Holm will be too big and too athletic. She’ll stay on her bike, control the range and pick Tate apart on the feet. I’m calling for a late TKO stoppage or unanimous decision.
And still.
Fact or Fiction: Diego Sanchez calls it a career after losing to Jim Miller.
Chad: Sadly, probably fiction. I think it’s a good bet that Jim Miller beats Sanchez this weekend, maybe with one of those short-and-sweet submissions that reminds us all exactly how good the New Jersey native is at MMA. But the likelihood that this loss is what convinces Sanchez to finally walk away seems very remote indeed.
Despite the fact he is one of the last active fighters from the cast of the original season of The Ultimate Fighter and despite the fact that he hasn’t rightfully won a fight since 2013, he gives no indications of having second thoughts.
Outside the cage, Sanchez seems like a nice person and a loving family man. Inside it, he’s the sort of fellow you don’t want to see bad things happen to and exactly the kind we worry about sticking around this game too long.
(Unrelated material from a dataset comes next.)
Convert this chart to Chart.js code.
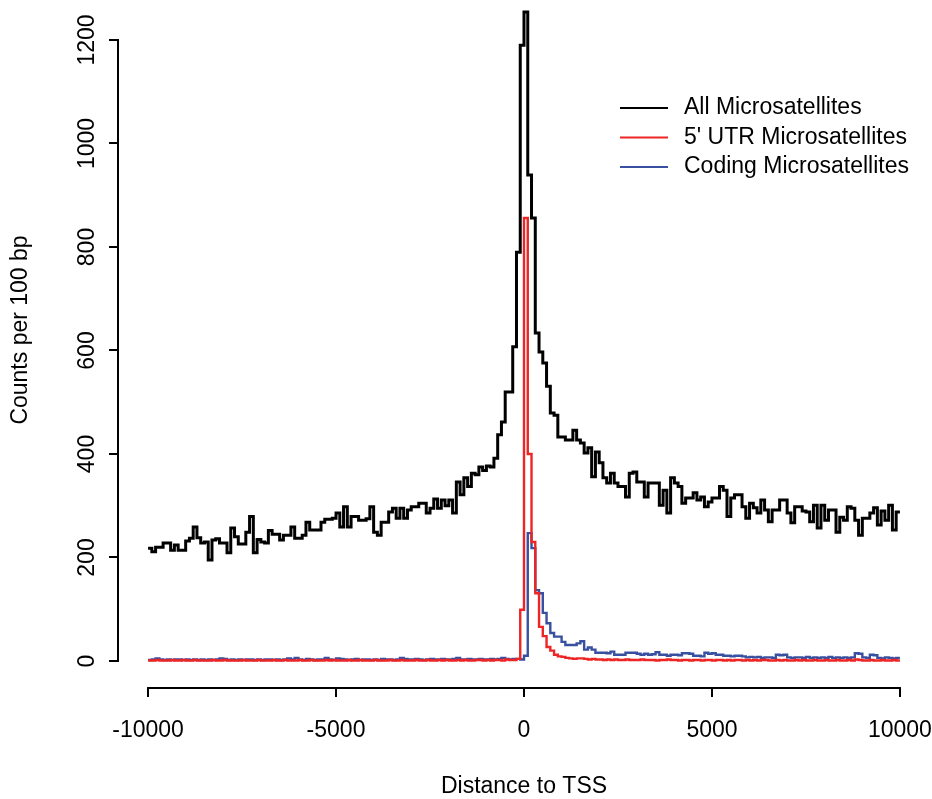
<!DOCTYPE html>
<html>
<head>
<meta charset="utf-8">
<script src="https://cdn.jsdelivr.net/npm/chart.js@4.4.1/dist/chart.umd.min.js"></script>
<style>
  html, body { margin: 0; padding: 0; background: #fff; }
  #chart { display: block; }
</style>
</head>
<body>
<canvas id="chart" width="932" height="799"></canvas>
<script>
// 100 bp bins from -10000 to +10000
const binStart = -10000;
const binWidth = 100;

const allCounts = [
  218, 211, 220, 220, 228, 228, 214, 224, 214, 214,
  232, 237, 259, 238, 228, 230, 195, 234, 236, 228,
  228, 209, 257, 240, 226, 226, 249, 279, 209, 235,
  230, 228, 252, 245, 245, 234, 243, 243, 259, 237,
  237, 243, 268, 253, 253, 253, 268, 274, 274, 276,
  286, 259, 298, 259, 279, 279, 272, 272, 275, 298,
  249, 243, 268, 268, 288, 295, 276, 295, 276, 292,
  298, 298, 305, 305, 286, 295, 313, 295, 311, 300,
  311, 286, 346, 321, 354, 337, 363, 360, 375, 368,
  377, 375, 392, 437, 462, 520, 520, 607, 790, 1190,
  1254, 939, 856, 634, 597, 576, 531, 479, 475, 433,
  433, 427, 427, 446, 427, 421, 402, 412, 356, 404,
  383, 354, 344, 363, 344, 337, 337, 317, 363, 365,
  346, 346, 317, 344, 344, 344, 301, 330, 286, 354,
  344, 337, 305, 315, 315, 325, 311, 317, 298, 307,
  315, 315, 337, 330, 279, 315, 321, 321, 298, 276,
  305, 296, 286, 311, 292, 269, 292, 292, 311, 311,
  286, 267, 298, 298, 290, 288, 269, 301, 257, 301,
  272, 292, 292, 249, 278, 272, 298, 295, 272, 243,
  276, 276, 286, 296, 263, 290, 272, 301, 253, 288
];

const utrCounts = [
  1, 1, 2, 1, 1, 1, 2, 1, 1, 2,
  1, 1, 2, 1, 1, 1, 1, 2, 1, 1,
  2, 1, 1, 1, 1, 2, 1, 1, 1, 2,
  1, 1, 1, 2, 1, 1, 2, 1, 1, 1,
  2, 1, 1, 2, 1, 1, 1, 2, 1, 2,
  1, 1, 1, 2, 1, 1, 2, 1, 1, 1,
  2, 1, 1, 1, 2, 1, 1, 2, 1, 1,
  1, 2, 1, 1, 2, 1, 1, 2, 1, 2,
  1, 1, 2, 1, 2, 1, 1, 2, 2, 1,
  2, 1, 2, 2, 1, 3, 2, 2, 4, 99,
  856, 400, 230, 131, 66, 48, 27, 20, 12, 9,
  8, 6, 5, 4, 5, 5, 4, 3, 4, 3,
  3, 2, 3, 2, 3, 2, 2, 3, 2, 2,
  2, 3, 2, 2, 2, 1, 2, 2, 3, 2,
  2, 1, 2, 2, 1, 2, 2, 1, 2, 2,
  1, 2, 2, 1, 2, 1, 2, 2, 1, 2,
  1, 2, 1, 2, 2, 1, 1, 2, 1, 2,
  1, 1, 2, 1, 2, 1, 1, 2, 1, 1,
  2, 1, 1, 2, 1, 1, 2, 1, 3, 2,
  1, 1, 2, 1, 1, 2, 1, 1, 2, 1
];

const codingCounts = [
  2, 3, 5, 3, 2, 3, 2, 3, 3, 2,
  3, 2, 3, 2, 3, 2, 3, 2, 3, 5,
  4, 2, 3, 2, 3, 2, 3, 3, 2, 3,
  2, 3, 3, 2, 3, 2, 3, 5, 3, 6,
  3, 2, 4, 3, 2, 3, 3, 6, 3, 2,
  5, 4, 3, 2, 3, 4, 2, 3, 3, 2,
  3, 2, 4, 3, 3, 2, 3, 6, 4, 3,
  3, 4, 3, 2, 3, 4, 3, 3, 4, 3,
  3, 4, 6, 3, 3, 4, 3, 3, 4, 3,
  3, 4, 3, 4, 6, 4, 3, 4, 4, 3,
  10, 247, 218, 137, 131, 93, 73, 54, 47, 47,
  37, 31, 31, 31, 34, 38, 22, 26, 22, 16,
  16, 16, 15, 18, 12, 12, 12, 16, 16, 16,
  14, 12, 14, 12, 13, 17, 12, 12, 10, 12,
  12, 11, 15, 15, 14, 10, 10, 9, 16, 14,
  15, 12, 12, 10, 10, 9, 10, 10, 9, 7,
  8, 7, 8, 6, 7, 7, 6, 12, 11, 12,
  7, 6, 7, 7, 6, 8, 6, 7, 6, 7,
  6, 8, 6, 7, 6, 7, 6, 7, 15, 14,
  7, 6, 12, 11, 6, 5, 7, 6, 5, 6
];

const seriesNames = ['All Microsatellites', "5' UTR Microsatellites", 'Coding Microsatellites'];
const seriesColors = ['#000000', '#ee2525', '#3850a0'];
const xTicks = [-10000, -5000, 0, 5000, 10000];
const yTicks = [0, 200, 400, 600, 800, 1000, 1200];
const xTitle = 'Distance to TSS';
const yTitle = 'Counts per 100 bp';

const FONT_FAMILY = '"Liberation Sans", Arial, Helvetica, sans-serif';
const FONT_SIZE = 23;

// R style type="s": value held across the bin, closed at the last edge
function toSteps(counts) {
  const pts = counts.map((v, i) => ({ x: binStart + i * binWidth, y: v }));
  pts.push({ x: binStart + counts.length * binWidth, y: counts[counts.length - 1] });
  return pts;
}

// axis lines only between first and last tick, tick labels, titles, legend
const rDecor = {
  id: 'rDecor',
  afterDraw(chart) {
    const { ctx, chartArea } = chart;
    const x = chart.scales.x, y = chart.scales.y;
    ctx.save();
    ctx.strokeStyle = '#000';
    ctx.lineWidth = 2;
    ctx.beginPath();
    ctx.moveTo(x.getPixelForValue(xTicks[0]) - 1, chartArea.bottom);
    ctx.lineTo(x.getPixelForValue(xTicks[xTicks.length - 1]) + 1, chartArea.bottom);
    ctx.moveTo(chartArea.left, y.getPixelForValue(yTicks[0]) + 1);
    ctx.lineTo(chartArea.left, y.getPixelForValue(yTicks[yTicks.length - 1]) - 1);
    ctx.stroke();

    ctx.fillStyle = '#000';
    ctx.font = FONT_SIZE + 'px ' + FONT_FAMILY;
    ctx.textAlign = 'center';
    ctx.textBaseline = 'middle';
    xTicks.forEach(v => {
      ctx.fillText(String(v), x.getPixelForValue(v), 731);
    });
    yTicks.forEach(v => {
      ctx.save();
      ctx.translate(88, y.getPixelForValue(v));
      ctx.rotate(-Math.PI / 2);
      ctx.fillText(String(v), 0, 0);
      ctx.restore();
    });

    ctx.fillText(xTitle, x.getPixelForValue(0), 787);
    ctx.save();
    ctx.translate(21, 330);
    ctx.rotate(-Math.PI / 2);
    ctx.fillText(yTitle, 0, 0);
    ctx.restore();

    // legend, no box
    ctx.textAlign = 'left';
    seriesNames.forEach((name, i) => {
      const ly = 108 + i * 29.5;
      ctx.strokeStyle = seriesColors[i];
      ctx.lineWidth = 2;
      ctx.beginPath();
      ctx.moveTo(620, ly);
      ctx.lineTo(668, ly);
      ctx.stroke();
      ctx.fillText(name, 684, ly);
    });
    ctx.restore();
  }
};

const ctx = document.getElementById('chart').getContext('2d');
new Chart(ctx, {
  type: 'line',
  data: {
    datasets: [
      { label: seriesNames[0], data: toSteps(allCounts), borderColor: seriesColors[0], borderWidth: 3, order: 3 },
      { label: seriesNames[1], data: toSteps(utrCounts), borderColor: seriesColors[1], borderWidth: 2.4, order: 1 },
      { label: seriesNames[2], data: toSteps(codingCounts), borderColor: seriesColors[2], borderWidth: 2.4, order: 2 }
    ]
  },
  options: {
    responsive: false,
    animation: false,
    devicePixelRatio: 1,
    layout: { padding: { top: 0, right: 2, left: 0, bottom: 0 } },
    elements: {
      line: { stepped: 'before', tension: 0, fill: false },
      point: { radius: 0, hoverRadius: 0 }
    },
    plugins: { legend: { display: false }, tooltip: { enabled: false } },
    scales: {
      x: {
        type: 'linear',
        min: -10800,
        max: 10800,
        afterBuildTicks: s => { s.ticks = xTicks.map(v => ({ value: v })); },
        afterFit: s => { s.height = 111; s.paddingLeft = 0; s.paddingRight = 0; },
        border: { display: false },
        grid: { drawOnChartArea: false, drawTicks: true, tickLength: 9, color: '#000', lineWidth: 2 },
        ticks: { display: false }
      },
      y: {
        type: 'linear',
        min: -52.2,
        max: 1277.3,
        afterBuildTicks: s => { s.ticks = yTicks.map(v => ({ value: v })); },
        afterFit: s => { s.width = 118; },
        border: { display: false },
        grid: { drawOnChartArea: false, drawTicks: true, tickLength: 9, color: '#000', lineWidth: 2 },
        ticks: { display: false }
      }
    }
  },
  plugins: [rDecor]
});
</script>
</body>
</html>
That’s his right. It’s not our place to tell a fighter he’s not allowed to come to work anymore. But I still have mixed feelings about watching Sanchez soldier on.
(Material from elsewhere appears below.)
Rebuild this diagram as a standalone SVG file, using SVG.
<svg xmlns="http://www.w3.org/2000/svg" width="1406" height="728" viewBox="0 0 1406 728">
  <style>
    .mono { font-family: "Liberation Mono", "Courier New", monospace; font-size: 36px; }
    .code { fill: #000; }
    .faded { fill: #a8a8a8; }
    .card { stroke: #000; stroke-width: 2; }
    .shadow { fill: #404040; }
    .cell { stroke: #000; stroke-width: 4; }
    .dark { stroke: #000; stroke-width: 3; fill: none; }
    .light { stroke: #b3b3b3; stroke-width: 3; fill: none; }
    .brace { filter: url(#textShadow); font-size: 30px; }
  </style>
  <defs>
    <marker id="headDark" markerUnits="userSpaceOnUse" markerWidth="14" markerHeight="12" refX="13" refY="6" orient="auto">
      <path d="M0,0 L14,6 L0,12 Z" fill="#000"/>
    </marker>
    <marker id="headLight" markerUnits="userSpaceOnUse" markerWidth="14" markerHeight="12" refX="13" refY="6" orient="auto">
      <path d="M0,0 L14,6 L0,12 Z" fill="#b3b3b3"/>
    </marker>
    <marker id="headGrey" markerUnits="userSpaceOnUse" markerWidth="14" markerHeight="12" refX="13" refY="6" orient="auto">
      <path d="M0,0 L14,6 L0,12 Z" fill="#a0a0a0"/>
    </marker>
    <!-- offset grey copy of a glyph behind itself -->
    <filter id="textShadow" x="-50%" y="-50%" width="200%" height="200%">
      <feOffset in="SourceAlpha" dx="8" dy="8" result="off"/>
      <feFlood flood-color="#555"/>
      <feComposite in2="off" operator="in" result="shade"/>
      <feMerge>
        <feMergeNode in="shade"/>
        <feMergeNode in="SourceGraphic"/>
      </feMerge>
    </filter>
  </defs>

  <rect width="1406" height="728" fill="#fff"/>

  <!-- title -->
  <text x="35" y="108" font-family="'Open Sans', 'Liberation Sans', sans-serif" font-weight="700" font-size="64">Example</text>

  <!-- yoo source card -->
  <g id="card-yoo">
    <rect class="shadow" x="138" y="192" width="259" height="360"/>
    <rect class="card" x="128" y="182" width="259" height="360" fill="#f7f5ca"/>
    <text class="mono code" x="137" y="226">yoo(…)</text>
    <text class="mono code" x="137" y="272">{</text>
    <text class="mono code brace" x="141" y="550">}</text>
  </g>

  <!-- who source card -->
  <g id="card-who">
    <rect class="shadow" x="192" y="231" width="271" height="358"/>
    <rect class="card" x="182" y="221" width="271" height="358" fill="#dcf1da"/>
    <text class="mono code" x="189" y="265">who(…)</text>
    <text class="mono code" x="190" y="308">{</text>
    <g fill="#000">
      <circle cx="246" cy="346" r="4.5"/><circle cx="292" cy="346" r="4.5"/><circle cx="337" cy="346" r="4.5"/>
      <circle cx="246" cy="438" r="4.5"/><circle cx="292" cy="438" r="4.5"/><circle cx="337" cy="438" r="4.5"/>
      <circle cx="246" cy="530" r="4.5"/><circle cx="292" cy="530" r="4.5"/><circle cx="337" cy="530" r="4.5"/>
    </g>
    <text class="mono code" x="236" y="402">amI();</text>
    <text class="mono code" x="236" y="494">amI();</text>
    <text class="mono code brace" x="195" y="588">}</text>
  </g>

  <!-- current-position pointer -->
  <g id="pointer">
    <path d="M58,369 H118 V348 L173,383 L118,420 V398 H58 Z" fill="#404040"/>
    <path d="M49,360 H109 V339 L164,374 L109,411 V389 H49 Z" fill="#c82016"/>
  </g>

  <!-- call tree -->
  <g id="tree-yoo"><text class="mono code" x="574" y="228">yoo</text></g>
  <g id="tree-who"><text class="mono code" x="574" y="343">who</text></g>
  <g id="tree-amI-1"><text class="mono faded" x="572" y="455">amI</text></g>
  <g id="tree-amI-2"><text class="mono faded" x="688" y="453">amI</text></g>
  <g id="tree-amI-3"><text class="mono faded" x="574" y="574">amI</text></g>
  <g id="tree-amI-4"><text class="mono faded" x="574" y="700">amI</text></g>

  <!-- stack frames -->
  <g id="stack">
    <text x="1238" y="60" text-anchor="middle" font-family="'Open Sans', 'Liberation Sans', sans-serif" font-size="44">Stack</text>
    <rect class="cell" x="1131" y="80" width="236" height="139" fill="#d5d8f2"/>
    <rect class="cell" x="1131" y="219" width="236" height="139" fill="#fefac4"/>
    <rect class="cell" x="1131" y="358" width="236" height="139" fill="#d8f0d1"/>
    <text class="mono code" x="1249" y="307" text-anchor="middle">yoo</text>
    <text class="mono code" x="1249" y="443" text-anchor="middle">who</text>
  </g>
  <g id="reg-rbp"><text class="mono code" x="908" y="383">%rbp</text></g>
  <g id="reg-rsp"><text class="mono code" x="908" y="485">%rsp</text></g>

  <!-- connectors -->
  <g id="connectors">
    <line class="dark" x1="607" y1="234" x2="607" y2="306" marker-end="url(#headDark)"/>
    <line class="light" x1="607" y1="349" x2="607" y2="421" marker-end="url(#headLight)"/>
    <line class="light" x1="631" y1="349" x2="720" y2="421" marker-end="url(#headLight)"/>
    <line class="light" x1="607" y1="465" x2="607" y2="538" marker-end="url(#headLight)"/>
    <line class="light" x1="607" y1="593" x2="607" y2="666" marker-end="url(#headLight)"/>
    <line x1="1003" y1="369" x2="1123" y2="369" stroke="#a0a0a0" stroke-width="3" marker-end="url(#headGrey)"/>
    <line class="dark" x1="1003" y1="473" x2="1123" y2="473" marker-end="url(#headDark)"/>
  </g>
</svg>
Jonathan: Like the greatest actor of our generation, Vin Diesel, I’m a ride-or-die kind of guy, Chad. And I’ve been riding with Sanchez since the first time he howled at the moon during TUF. His passion and zany confidence were a welcome antidote in a sport filled with athletes all pressed into the same mold.
Emotion, however, can’t dictate every opinion. Not in the fight game, where all but a few heroes face brutal, ignominious ends. With that in mind, I also consider facts. Here’s one: Sanchez has never been beaten by submission.
It’s possible Jim Miller may be the first to do it. After all, Sanchez is on the wrong side of 30 and in the midst of a four-fight losing streak. But I’m willing to bet that this is fiction. Let the universe, in its infinite wisdom, prove me wrong.
Fact or Fiction: A rose blooms in the UFC’s stagnant light heavyweight division.
Jonathan: This is fact. Or, at least, I sure hope it is.
The 205-pound division, once the shiniest jewel in Dana White‘s promotional crown (surely he owns at least one crown) has turned into a graveyard. The barely animated corpses of MMA’s glorious past, men like Rashad Evans and Mauricio Rua, are still aimlessly walking around in a vain search for victims.
While the top stars, your Daniel Cormiers and your Jon Joneses, shine as bright as ever, you don’t have to go too far down the top-10 list before things begin to feel a little grim. Even “new blood” has come in the form of 36-year old journeyman Jimi Manuwa and 35-year-old barista Patrick Cummins. It hasn‘t been pretty.
Into this mix comes two prospects with the potential, at the very least, to offer the established names a new challenge. Either Corey Anderson, Ilir Latifi or both need to rise to the occasion in front of the massive audience McGregor commands. Because if they don’t? I honestly fear for the future of the UFC’s marquee division.
Chad: What sad times have befallen our beloved light heavyweight ranks, Jonathan? The weight class of Randy Couture, Chuck Liddell and (cool, old school) Wanderlei Silva is now pretty much a wasteland. With rumors the division could lose Jones to heavyweight sooner or later, I’m not sure the future is anything but bleak, either.
It speaks to the puddle-thin nature of this division that either Latifi or Anderson could be considered its top prospects at the moment. Latifi is 32 years old and, while he’s 4-2 in the UFC (including four first-round stoppages), he hasn’t yet beaten anybody of substance.
The same is essentially true of Anderson, who at 26 at least qualifies as a young gun but is also still very much a work-in-progress. We’re going to need one of these dudes to beat somebody exactly like Evans or Rua before we can really invest any of our hopes in them as something special. Hopefully wins this weekend set them up for a matchup like that.
Personally, though? I’m sticking with my pick of Misha Cirkunov as light heavyweight’s most interesting up-and-comer. The more the merrier, though. This division needs all the help it can get.